## BEGIN RECORDS FOR PROCESSING
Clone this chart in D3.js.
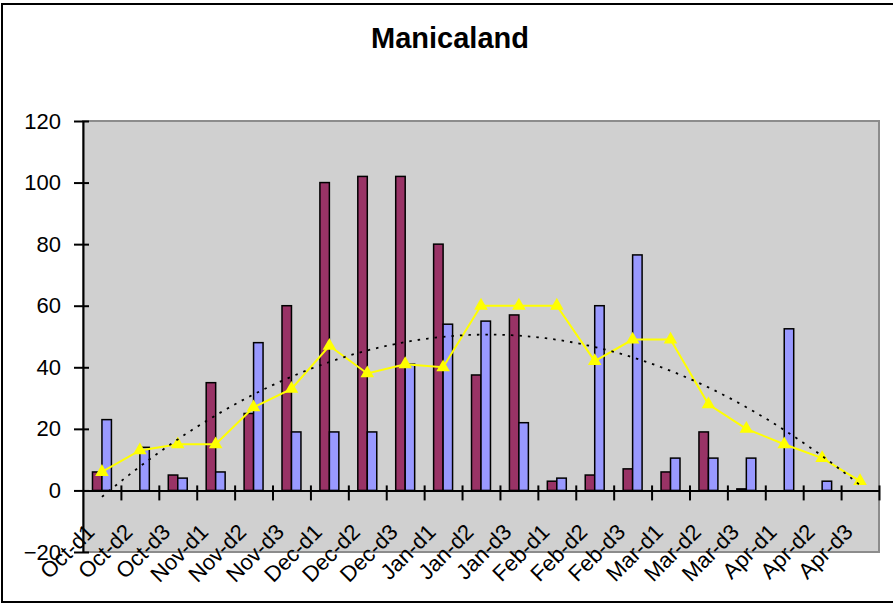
<!DOCTYPE html>
<html>
<head>
<meta charset="utf-8">
<script src="https://cdn.jsdelivr.net/npm/d3@7"></script>
<style>
  body { margin: 0; background: #fff; }
  text { font-family: "Liberation Sans", Arial, sans-serif; fill: #000; }
</style>
</head>
<body>
<div id="container"></div>
<script>
const categories = ["Oct-d1", "Oct-d2", "Oct-d3", "Nov-d1", "Nov-d2", "Nov-d3",
    "Dec-d1", "Dec-d2", "Dec-d3", "Jan-d1", "Jan-d2", "Jan-d3",
    "Feb-d1", "Feb-d2", "Feb-d3", "Mar-d1", "Mar-d2", "Mar-d3",
    "Apr-d1", "Apr-d2", "Apr-d3"];
const purpleValues = [6, 0, 5, 35, 25, 60, 100, 102, 102, 80, 37.5, 57, 3, 5, 7, 6, 19, 0.5, 0, 0, 0];
const blueValues = [23, 14, 4, 6, 48, 19, 19, 19, 41, 54, 55, 22, 4, 60, 76.5, 10.5, 10.5, 10.5, 52.5, 3, 0];
const lineValues = [6, 13, 15, 15, 27, 33, 47, 38, 41, 40, 60, 60, 60, 42, 49, 49, 28, 20, 15, 10.5, 3];
const yTicks = [-20, 0, 20, 40, 60, 80, 100, 120];

const width = 893, height = 608;
const plotLeft = 83, plotRight = 879, plotTop = 121, plotBottom = 552;

const svg = d3.select("#container").append("svg")
    .attr("width", width)
    .attr("height", height);

// outer chart border (right side runs off the picture)
svg.append("rect")
    .attr("x", 2).attr("y", 4)
    .attr("width", 910).attr("height", 598)
    .attr("fill", "#fff")
    .attr("stroke", "#000")
    .attr("stroke-width", 2);

svg.append("text")
    .attr("x", 450).attr("y", 48)
    .attr("text-anchor", "middle")
    .attr("font-size", 29)
    .attr("font-weight", "bold")
    .text("Manicaland");

const y = d3.scaleLinear().domain([-20, 120]).range([plotBottom, plotTop]);
const x = d3.scaleBand().domain(categories).range([plotLeft, plotRight]).padding(0);
const x1 = d3.scaleBand().domain(["purple", "blue"]).range([0, x.bandwidth()]).paddingInner(0).paddingOuter(1);
const colors = { purple: "#993366", blue: "#9999FF" };

// plot area
svg.append("rect")
    .attr("x", plotLeft).attr("y", plotTop)
    .attr("width", plotRight - plotLeft).attr("height", plotBottom - plotTop)
    .attr("fill", "#d0d0d0")
    .attr("stroke", "#8c8c8c")
    .attr("stroke-width", 2);

const rows = categories.map(function(c, i) {
    return { cat: c, purple: purpleValues[i], blue: blueValues[i], line: lineValues[i] };
});

const groups = svg.append("g").selectAll("g")
    .data(rows)
    .enter().append("g")
    .attr("transform", d => `translate(${x(d.cat)},0)`);

groups.selectAll("rect")
    .data(d => ["purple", "blue"].map(k => ({ key: k, value: d[k] })).filter(v => v.value > 0))
    .enter().append("rect")
    .attr("x", d => x1(d.key))
    .attr("width", x1.bandwidth())
    .attr("y", d => y(d.value))
    .attr("height", d => y(0) - y(d.value))
    .attr("fill", d => colors[d.key])
    .attr("stroke", "#000")
    .attr("stroke-width", 1.5);

// y axis with crossing ticks
const yAxis = svg.append("g")
    .attr("transform", `translate(${plotLeft},0)`)
    .call(d3.axisLeft(y).tickValues(yTicks).tickSizeInner(9).tickSizeOuter(0).tickPadding(13));
yAxis.select(".domain").attr("stroke", "#000").attr("stroke-width", 2);
yAxis.selectAll(".tick line").attr("x1", 6).attr("stroke-width", 2);
yAxis.selectAll(".tick text").attr("font-size", 22).attr("font-family", "Liberation Sans, Arial, sans-serif");

// x axis at zero, ticks between categories
const xEdge = d3.scaleLinear().domain([0, categories.length]).range([plotLeft, plotRight]);
const xAxis = svg.append("g")
    .attr("transform", `translate(0,${y(0)})`)
    .call(d3.axisBottom(xEdge).tickValues(d3.range(1, categories.length + 1)).tickFormat("").tickSizeInner(10).tickSizeOuter(0));
xAxis.select(".domain").attr("stroke", "#000").attr("stroke-width", 2);
xAxis.selectAll(".tick line").attr("y1", -5).attr("stroke-width", 2);

svg.append("g").selectAll("text")
    .data(categories)
    .enter().append("text")
    .attr("text-anchor", "end")
    .attr("font-size", 22)
    .attr("transform", d => `translate(${x(d) + x.bandwidth() / 2 - 6},${y(0) + 43}) rotate(-45)`)
    .text(d => d);

// yellow line with triangle markers
const cx = d => x(d.cat) + x.bandwidth() / 2;
svg.append("path")
    .datum(rows)
    .attr("fill", "none")
    .attr("stroke", "#FFFF00")
    .attr("stroke-width", 2)
    .attr("d", d3.line().x(cx).y(d => y(d.line)));

svg.append("g").selectAll("path")
    .data(rows)
    .enter().append("path")
    .attr("transform", d => `translate(${cx(d)},${y(d.line)})`)
    .attr("d", d3.symbol(d3.symbolTriangle, 80))
    .attr("fill", "#FFFF00");

// 2nd order polynomial trendline fitted to the line series
const n = lineValues.length;
const idx = d3.range(1, n + 1);
function fitQuadratic(xs, ys) {
    let s = [0, 0, 0, 0, 0], t = [0, 0, 0];
    xs.forEach(function(xv, i) {
        for (let p = 0; p < 5; p++) s[p] += Math.pow(xv, p);
        for (let p = 0; p < 3; p++) t[p] += Math.pow(xv, p) * ys[i];
    });
    const m = [[s[0], s[1], s[2], t[0]], [s[1], s[2], s[3], t[1]], [s[2], s[3], s[4], t[2]]];
    for (let i = 0; i < 3; i++) {
        for (let j = i + 1; j < 3; j++) {
            const f = m[j][i] / m[i][i];
            for (let k = i; k < 4; k++) m[j][k] -= f * m[i][k];
        }
    }
    const c = [0, 0, 0];
    for (let i = 2; i >= 0; i--) {
        let v = m[i][3];
        for (let k = i + 1; k < 3; k++) v -= m[i][k] * c[k];
        c[i] = v / m[i][i];
    }
    return c;
}
const coef = fitQuadratic(idx, lineValues);
const xIdx = d3.scaleLinear().domain([1, n]).range([cx(rows[0]), cx(rows[n - 1])]);
const trendPts = d3.range(1, n + 0.001, 0.1).map(v => [v, coef[0] + coef[1] * v + coef[2] * v * v]);
svg.append("path")
    .datum(trendPts)
    .attr("fill", "none")
    .attr("stroke", "#000")
    .attr("stroke-width", 1.8)
    .attr("stroke-dasharray", "2.5,6")
    .attr("d", d3.line().x(d => xIdx(d[0])).y(d => y(d[1])));
</script>
</body>
</html>
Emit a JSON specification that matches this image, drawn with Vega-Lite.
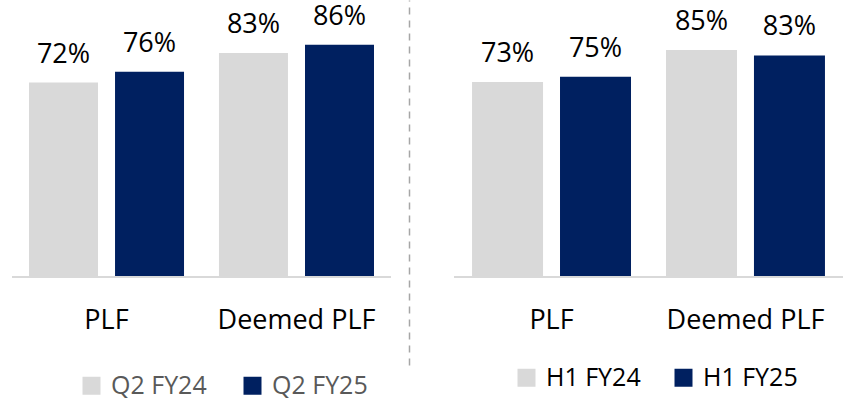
{
  "$schema": "https://vega.github.io/schema/vega-lite/v6.json",
  "padding": {"left": 11, "top": 0, "right": 0, "bottom": 0},
  "background": "white",
  "bounds": "flush",
  "spacing": 63,
  "config": {
    "view": {"stroke": null},
    "font": "Open Sans"
  },
  "datasets": {
    "q2": [
      {"category": "PLF", "period": "Q2 FY24", "value": 0.72},
      {"category": "PLF", "period": "Q2 FY25", "value": 0.76},
      {"category": "Deemed PLF", "period": "Q2 FY24", "value": 0.83},
      {"category": "Deemed PLF", "period": "Q2 FY25", "value": 0.86}
    ],
    "h1": [
      {"category": "PLF", "period": "H1 FY24", "value": 0.73},
      {"category": "PLF", "period": "H1 FY25", "value": 0.75},
      {"category": "Deemed PLF", "period": "H1 FY24", "value": 0.85},
      {"category": "Deemed PLF", "period": "H1 FY25", "value": 0.83}
    ]
  },
  "resolve": {"scale": {"x": "independent", "y": "independent", "color": "independent", "xOffset": "independent"}, "legend": {"color": "independent"}},
  "hconcat": [
    {
      "width": 379,
      "height": 365,
      "data": {"name": "q2"},
      "encoding": {
        "x": {"field": "category", "type": "nominal", "sort": ["PLF", "Deemed PLF"],
          "scale": {"paddingInner": 0.184, "paddingOuter": 0.0895},
          "axis": {"title": null, "orient": "bottom", "offset": -37, "domain": false, "ticks": false, "labelPadding": 0, "labelBaseline": "alphabetic", "labelAngle": 0, "labelFontSize": 27, "labelColor": "#000000", "labelFont": "Open Sans"}},
        "xOffset": {"field": "period", "type": "nominal", "sort": ["Q2 FY24", "Q2 FY25"], "scale": {"paddingInner": 0.198, "paddingOuter": 0}},
        "y": {"field": "value", "type": "quantitative",
          "scale": {"domain": [-0.326, 1.026], "nice": false, "zero": false},
          "axis": {"title": null, "orient": "right", "offset": 18, "labels": false, "ticks": false, "grid": false, "domain": true, "domainColor": "#a6a6a6", "domainWidth": 1.5, "domainDash": [7, 6]}}
      },
      "layer": [
        {
          "mark": {"type": "bar"},
          "encoding": {
            "color": {"field": "period", "type": "nominal", "sort": ["Q2 FY24", "Q2 FY25"],
              "scale": {"domain": ["Q2 FY24", "Q2 FY25"], "range": ["#d9d9d9", "#002060"]},
              "legend": {"title": null, "orient": "none", "direction": "horizontal", "legendX": 67, "legendY": 373, "padding": 0, "symbolType": "square", "symbolSize": 324, "symbolStrokeWidth": 0, "labelFontSize": 25, "labelColor": "#595959", "labelFont": "Open Sans", "labelOffset": 7, "columnPadding": 33, "labelLimit": 300}}
          }
        },
        {
          "mark": {"type": "text", "baseline": "alphabetic", "dy": -20, "fontSize": 27, "color": "#000000"},
          "encoding": {"text": {"field": "value", "type": "quantitative", "format": ".0%"}}
        },
        {
          "mark": {"type": "rule", "color": "#d9d9d9", "strokeWidth": 2},
          "encoding": {"y": {"datum": 0}, "x": null, "xOffset": null}
        }
      ]
    },
    {
      "width": 389,
      "height": 365,
      "data": {"name": "h1"},
      "encoding": {
        "x": {"field": "category", "type": "nominal", "sort": ["PLF", "Deemed PLF"],
          "scale": {"paddingInner": 0.1804, "paddingOuter": 0.093},
          "axis": {"title": null, "orient": "bottom", "offset": -37, "domain": false, "ticks": false, "labelPadding": 0, "labelBaseline": "alphabetic", "labelAngle": 0, "labelFontSize": 27, "labelColor": "#000000", "labelFont": "Open Sans"}},
        "xOffset": {"field": "period", "type": "nominal", "sort": ["H1 FY24", "H1 FY25"], "scale": {"paddingInner": 0.193, "paddingOuter": 0}},
        "y": {"field": "value", "type": "quantitative",
          "scale": {"domain": [-0.3296, 1.0375], "nice": false, "zero": false},
          "axis": null}
      },
      "layer": [
        {
          "mark": {"type": "bar"},
          "encoding": {
            "color": {"field": "period", "type": "nominal", "sort": ["H1 FY24", "H1 FY25"],
              "scale": {"domain": ["H1 FY24", "H1 FY25"], "range": ["#d9d9d9", "#002060"]},
              "legend": {"title": null, "orient": "none", "direction": "horizontal", "legendX": 60, "legendY": 365, "padding": 0, "symbolType": "square", "symbolSize": 324, "symbolStrokeWidth": 0, "labelFontSize": 25, "labelColor": "#000000", "labelFont": "Open Sans", "labelOffset": 7, "columnPadding": 30, "labelLimit": 300}}
          }
        },
        {
          "mark": {"type": "text", "baseline": "alphabetic", "dy": -20, "fontSize": 27, "color": "#000000"},
          "encoding": {"text": {"field": "value", "type": "quantitative", "format": ".0%"}}
        },
        {
          "mark": {"type": "rule", "color": "#d9d9d9", "strokeWidth": 2},
          "encoding": {"y": {"datum": 0}, "x": null, "xOffset": null}
        }
      ]
    }
  ]
}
## END RECORDS FOR PROCESSING
▸ EXERCISE AIM
Identify the lines that hold the word "chart". Copy every one of them.

▸ TASK RESPONSE
Clone this chart in D3.js.
// outer chart border (right side runs off the picture)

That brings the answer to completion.